INSTRUCTIONS TO FOLLOW: Word for word, restate the lines from the start of the data below through the line containing "(lcoN) at (339.5,60)".

SOURCE MATERIAL:
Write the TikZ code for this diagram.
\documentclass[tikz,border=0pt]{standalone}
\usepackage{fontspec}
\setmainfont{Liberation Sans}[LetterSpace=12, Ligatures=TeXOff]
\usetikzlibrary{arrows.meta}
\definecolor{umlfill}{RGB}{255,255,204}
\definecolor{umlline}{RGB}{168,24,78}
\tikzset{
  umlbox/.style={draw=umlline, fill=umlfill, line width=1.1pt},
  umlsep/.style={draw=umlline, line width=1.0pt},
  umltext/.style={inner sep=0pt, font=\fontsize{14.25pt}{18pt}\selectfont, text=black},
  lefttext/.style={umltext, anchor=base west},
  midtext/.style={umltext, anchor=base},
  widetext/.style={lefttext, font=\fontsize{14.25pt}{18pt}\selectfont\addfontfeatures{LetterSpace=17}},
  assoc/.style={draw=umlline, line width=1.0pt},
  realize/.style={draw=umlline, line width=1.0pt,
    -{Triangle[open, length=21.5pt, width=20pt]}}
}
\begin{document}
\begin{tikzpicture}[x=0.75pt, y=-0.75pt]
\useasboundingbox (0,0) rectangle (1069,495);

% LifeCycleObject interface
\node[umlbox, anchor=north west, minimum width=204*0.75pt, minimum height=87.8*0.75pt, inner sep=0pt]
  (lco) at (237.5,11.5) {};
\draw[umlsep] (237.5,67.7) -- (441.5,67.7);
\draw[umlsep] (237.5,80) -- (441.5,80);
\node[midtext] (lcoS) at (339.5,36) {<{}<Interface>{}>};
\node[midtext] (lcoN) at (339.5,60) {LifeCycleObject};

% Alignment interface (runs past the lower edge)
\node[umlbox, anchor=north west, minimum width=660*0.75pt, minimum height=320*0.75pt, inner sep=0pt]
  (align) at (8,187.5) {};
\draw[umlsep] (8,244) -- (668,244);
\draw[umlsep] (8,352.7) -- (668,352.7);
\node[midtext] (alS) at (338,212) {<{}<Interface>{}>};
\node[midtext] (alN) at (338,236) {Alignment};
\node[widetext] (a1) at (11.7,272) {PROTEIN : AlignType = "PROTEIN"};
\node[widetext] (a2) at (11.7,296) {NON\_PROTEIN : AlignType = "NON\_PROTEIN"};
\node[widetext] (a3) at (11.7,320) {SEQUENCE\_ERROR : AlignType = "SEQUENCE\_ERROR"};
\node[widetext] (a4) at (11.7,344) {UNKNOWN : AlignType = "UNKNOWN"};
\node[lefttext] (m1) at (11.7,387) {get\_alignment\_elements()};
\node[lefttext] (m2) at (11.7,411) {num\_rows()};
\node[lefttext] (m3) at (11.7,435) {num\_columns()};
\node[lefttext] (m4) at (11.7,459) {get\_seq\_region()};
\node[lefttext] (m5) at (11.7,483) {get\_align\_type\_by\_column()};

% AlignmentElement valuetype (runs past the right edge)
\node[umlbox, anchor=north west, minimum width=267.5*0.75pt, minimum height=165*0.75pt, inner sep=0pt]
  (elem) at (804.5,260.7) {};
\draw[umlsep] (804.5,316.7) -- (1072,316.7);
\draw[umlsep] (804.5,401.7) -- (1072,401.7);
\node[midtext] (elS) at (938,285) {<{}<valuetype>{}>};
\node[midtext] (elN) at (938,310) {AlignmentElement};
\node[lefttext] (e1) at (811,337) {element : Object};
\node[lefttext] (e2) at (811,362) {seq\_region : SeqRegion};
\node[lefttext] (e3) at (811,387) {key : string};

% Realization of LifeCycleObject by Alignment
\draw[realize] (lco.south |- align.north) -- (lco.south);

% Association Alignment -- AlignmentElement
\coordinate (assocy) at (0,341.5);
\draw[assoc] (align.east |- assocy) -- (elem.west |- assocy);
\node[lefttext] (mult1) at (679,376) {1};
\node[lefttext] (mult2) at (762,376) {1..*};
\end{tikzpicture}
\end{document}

COMPLETED EXERCISE:
Write the TikZ code for this diagram.
\documentclass[tikz,border=0pt]{standalone}
\usepackage{fontspec}
\setmainfont{Liberation Sans}[LetterSpace=12, Ligatures=TeXOff]
\usetikzlibrary{arrows.meta}
\definecolor{umlfill}{RGB}{255,255,204}
\definecolor{umlline}{RGB}{168,24,78}
\tikzset{
  umlbox/.style={draw=umlline, fill=umlfill, line width=1.1pt},
  umlsep/.style={draw=umlline, line width=1.0pt},
  umltext/.style={inner sep=0pt, font=\fontsize{14.25pt}{18pt}\selectfont, text=black},
  lefttext/.style={umltext, anchor=base west},
  midtext/.style={umltext, anchor=base},
  widetext/.style={lefttext, font=\fontsize{14.25pt}{18pt}\selectfont\addfontfeatures{LetterSpace=17}},
  assoc/.style={draw=umlline, line width=1.0pt},
  realize/.style={draw=umlline, line width=1.0pt,
    -{Triangle[open, length=21.5pt, width=20pt]}}
}
\begin{document}
\begin{tikzpicture}[x=0.75pt, y=-0.75pt]
\useasboundingbox (0,0) rectangle (1069,495);

% LifeCycleObject interface
\node[umlbox, anchor=north west, minimum width=204*0.75pt, minimum height=87.8*0.75pt, inner sep=0pt]
  (lco) at (237.5,11.5) {};
\draw[umlsep] (237.5,67.7) -- (441.5,67.7);
\draw[umlsep] (237.5,80) -- (441.5,80);
\node[midtext] (lcoS) at (339.5,36) {<{}<Interface>{}>};
\node[midtext] (lcoN) at (339.5,60) {LifeCycleObject};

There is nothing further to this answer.